### What to work on
Begin with the first line and repeat exactly through the line containing "const yName = 'Індекс росту, % до контролю';"; leave every image out.

— start Data lines —

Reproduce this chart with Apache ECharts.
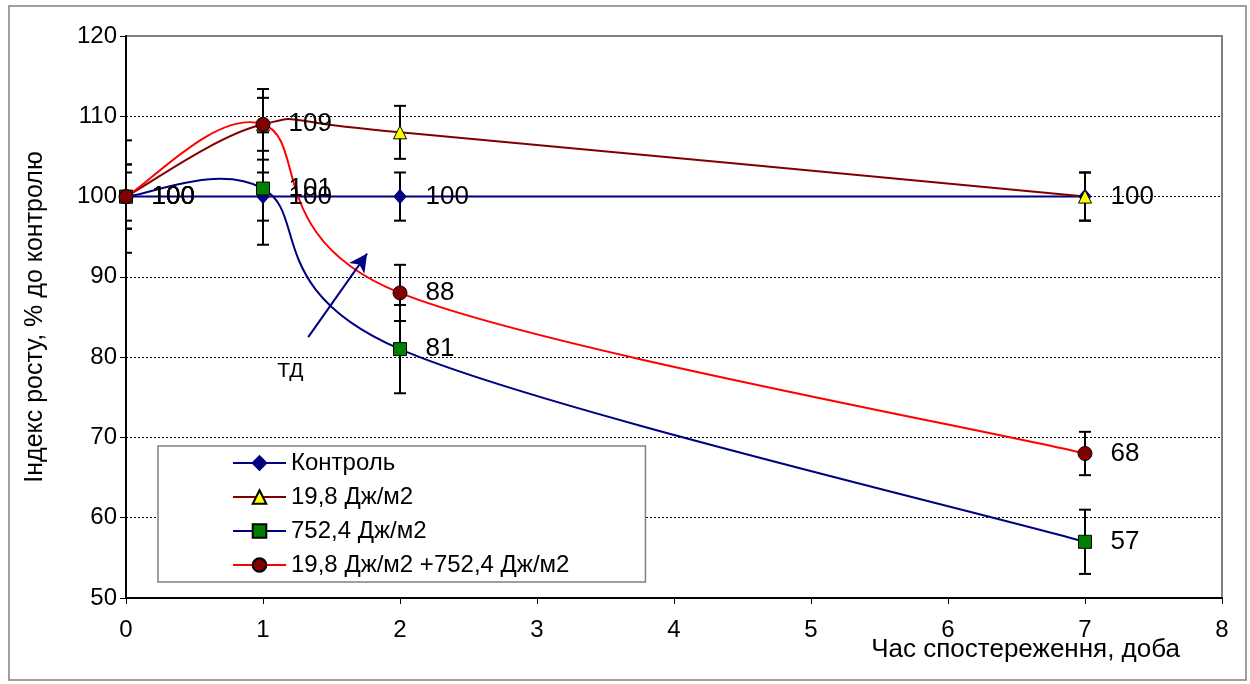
<!DOCTYPE html>
<html><head><meta charset="utf-8">
<script src="https://cdn.jsdelivr.net/npm/echarts@6/dist/echarts.min.js"></script>
<style>html,body{margin:0;padding:0;background:#fff}#c{width:1250px;height:684px}</style>
</head><body><div id="c"></div>
<script>
// ---- data ----
const days = [0, 1, 2, 7];
const seriesNames = ['Контроль', '19,8 Дж/м2', '752,4 Дж/м2', '19,8 Дж/м2 +752,4 Дж/м2'];
const control = [100, 100, 100, 100];
const dose19 = [100, 109, 108, 100];
const dose752 = [100, 101, 81, 57];
const combo = [100, 109, 88, 68];
const errControl = [3, 3, 3, 3];
const errDose19 = [4, 3.3, 3.3, 3];
const errDose752 = [7, 7, 5.5, 4];
const errCombo = [4, 4.4, 3.5, 2.7];
const yTicks = { min: 50, max: 120, step: 10 };
const xTicks = { min: 0, max: 8, step: 1 };
const arrowFrom = [1.33, 82.5];
const arrowTo = [1.76, 92.9];
const arrowLabel = 'ТД';
const arrowLabelAt = [1.2, 78.3];
const xName = 'Час спостереження, доба';
const yName = 'Індекс росту, % до контролю';

// ---- styles ----
const FONT = 'Liberation Sans, Arial, sans-serif';
const lineColors = ['#000080', '#800000', '#000080', '#FF0000'];
const markerColors = ['#000080', '#FFFF00', '#008000', '#800000'];
const symbols = ['diamond', 'triangle', 'rect', 'circle'];
const symbolSizes = [[12, 14], 13, 13, 14];
const showLabels = [true, false, true, true];
const values = [control, dose19, dose752, combo];
const errs = [errControl, errDose19, errDose752, errCombo];

const chart = echarts.init(document.getElementById('c'), null, { renderer: 'canvas' });

function pairs(arr) { return days.map((d, i) => [d, arr[i]]); }

// Excel-like smoothed curve (Catmull-Rom Bezier, tension 1/6) through data points mapped by the axes
function curveSeries(k) {
  const vals = values[k];
  return {
    type: 'custom', name: 'curve' + k, silent: true, z: 1, clip: false,
    data: pairs(vals),
    renderItem: function (params, api) {
      if (params.dataIndex !== 0) return null;
      const P = days.map((d, i) => api.coord([d, vals[i]]));
      const n = P.length;
      let d = 'M' + P[0][0] + ',' + P[0][1];
      for (let i = 0; i < n - 1; i++) {
        const p0 = P[Math.max(i - 1, 0)], p1 = P[i], p2 = P[i + 1], p3 = P[Math.min(i + 2, n - 1)];
        const c1 = [p1[0] + (p2[0] - p0[0]) / 6, p1[1] + (p2[1] - p0[1]) / 6];
        const c2 = [p2[0] - (p3[0] - p1[0]) / 6, p2[1] - (p3[1] - p1[1]) / 6];
        d += ' C' + c1[0] + ',' + c1[1] + ' ' + c2[0] + ',' + c2[1] + ' ' + p2[0] + ',' + p2[1];
      }
      return { type: 'path', shape: { pathData: d }, style: { stroke: lineColors[k], lineWidth: 2, fill: 'none' } };
    }
  };
}

// error bars
const errData = [];
values.forEach((vals, k) => vals.forEach((v, i) => errData.push([days[i], v - errs[k][i], v + errs[k][i]])));
const errSeries = {
  type: 'custom', name: 'err', silent: true, z: 3, clip: true,
  data: errData,
  encode: { x: 0, y: [1, 2] },
  renderItem: function (params, api) {
    const lo = api.coord([api.value(0), api.value(1)]);
    const hi = api.coord([api.value(0), api.value(2)]);
    const w = 6;
    const st = { stroke: '#000', lineWidth: 2 };
    return {
      type: 'group', children: [
        { type: 'line', shape: { x1: lo[0], y1: lo[1], x2: hi[0], y2: hi[1] }, style: st },
        { type: 'line', shape: { x1: lo[0] - w, y1: lo[1], x2: lo[0] + w, y2: lo[1] }, style: st },
        { type: 'line', shape: { x1: hi[0] - w, y1: hi[1], x2: hi[0] + w, y2: hi[1] }, style: st }
      ]
    };
  }
};

const markerSeries = seriesNames.map((name, k) => {
  const sz = Array.isArray(symbolSizes[k]) ? symbolSizes[k][0] : symbolSizes[k];
  const s = {
    type: 'line', name: name, z: 5,
    data: pairs(values[k]),
    symbol: symbols[k], symbolSize: symbolSizes[k], showAllSymbol: true,
    lineStyle: { color: lineColors[k], width: 2, opacity: 0 },
    itemStyle: { color: markerColors[k], borderColor: k === 0 ? '#000080' : '#000', borderWidth: 1, opacity: 1 },
    emphasis: { disabled: true },
    label: {
      show: showLabels[k], position: 'right', distance: 25 - sz / 2,
      formatter: p => String(p.value[1]),
      fontFamily: FONT, fontSize: 26, color: '#000'
    }
  };
  if (k === 0) {
    s.markLine = {
      silent: true, symbol: ['none', 'arrow'], symbolSize: [14, 18],
      lineStyle: { color: '#000080', width: 2, type: 'solid' },
      label: { show: false },
      data: [[{ coord: arrowFrom }, { coord: arrowTo }]]
    };
    s.markPoint = {
      silent: true, symbol: 'circle', symbolSize: 0,
      label: { show: true, position: 'inside', formatter: arrowLabel, fontFamily: FONT, fontSize: 21, color: '#000' },
      data: [{ coord: arrowLabelAt }]
    };
  }
  return s;
});

const option = {
  animation: false,
  backgroundColor: '#fff',
  graphic: [{ type: 'rect', shape: { x: 9, y: 6, width: 1237, height: 674 }, style: { fill: 'none', stroke: '#808080', lineWidth: 1.5 }, z: -1 }],
  title: {
    text: xName, right: 70, top: 637, padding: 0,
    textStyle: { fontFamily: FONT, fontSize: 26, fontWeight: 'normal', color: '#000' }
  },
  grid: { left: 126, top: 36, right: 28, bottom: 86, containLabel: false, outerBoundsMode: 'none', show: true, borderColor: '#808080', borderWidth: 2, backgroundColor: 'transparent' },
  xAxis: {
    type: 'value', min: xTicks.min, max: xTicks.max, interval: xTicks.step,
    axisLine: { show: true, lineStyle: { color: '#000', width: 2 } },
    axisTick: { show: true, length: 6, lineStyle: { color: '#000', width: 1 } },
    axisLabel: { margin: 20, fontFamily: FONT, fontSize: 24, color: '#000' },
    splitLine: { show: false }
  },
  yAxis: {
    type: 'value', min: yTicks.min, max: yTicks.max, interval: yTicks.step,
    axisLine: { show: true, lineStyle: { color: '#000', width: 2 } },
    axisTick: { show: true, length: 6, lineStyle: { color: '#000', width: 1 } },
    axisLabel: { margin: 9, fontFamily: FONT, fontSize: 24, color: '#000' },
    splitLine: { show: true, showMaxLine: false, showMinLine: false, lineStyle: { color: '#000', width: 1, type: [2, 2] } },
    name: yName, nameLocation: 'middle', nameGap: 78, nameRotate: 90,
    nameTextStyle: { fontFamily: FONT, fontSize: 25, color: '#000' }
  },
  legend: {
    orient: 'vertical', left: 158, top: 446,
    padding: [5, 76, 5, 74],
    itemWidth: 53, itemHeight: 17, itemGap: 10,
    backgroundColor: '#fff', borderColor: '#808080', borderWidth: 1.5, borderRadius: 0,
    textStyle: { fontFamily: FONT, fontSize: 24, color: '#000', lineHeight: 24 },
    selectedMode: false,
    data: seriesNames.map((n, k) => ({ name: n, lineStyle: { color: lineColors[k], width: 2, opacity: 1 }, itemStyle: { opacity: 1 } }))
  },
  series: [curveSeries(0), curveSeries(1), curveSeries(2), curveSeries(3), errSeries].concat(markerSeries)
};
chart.setOption(option);
</script></body></html>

— end Data lines —

### Result of the task
Reproduce this chart with Apache ECharts.
<!DOCTYPE html>
<html><head><meta charset="utf-8">
<script src="https://cdn.jsdelivr.net/npm/echarts@6/dist/echarts.min.js"></script>
<style>html,body{margin:0;padding:0;background:#fff}#c{width:1250px;height:684px}</style>
</head><body><div id="c"></div>
<script>
// ---- data ----
const days = [0, 1, 2, 7];
const seriesNames = ['Контроль', '19,8 Дж/м2', '752,4 Дж/м2', '19,8 Дж/м2 +752,4 Дж/м2'];
const control = [100, 100, 100, 100];
const dose19 = [100, 109, 108, 100];
const dose752 = [100, 101, 81, 57];
const combo = [100, 109, 88, 68];
const errControl = [3, 3, 3, 3];
const errDose19 = [4, 3.3, 3.3, 3];
const errDose752 = [7, 7, 5.5, 4];
const errCombo = [4, 4.4, 3.5, 2.7];
const yTicks = { min: 50, max: 120, step: 10 };
const xTicks = { min: 0, max: 8, step: 1 };
const arrowFrom = [1.33, 82.5];
const arrowTo = [1.76, 92.9];
const arrowLabel = 'ТД';
const arrowLabelAt = [1.2, 78.3];
const xName = 'Час спостереження, доба';
const yName = 'Індекс росту, % до контролю';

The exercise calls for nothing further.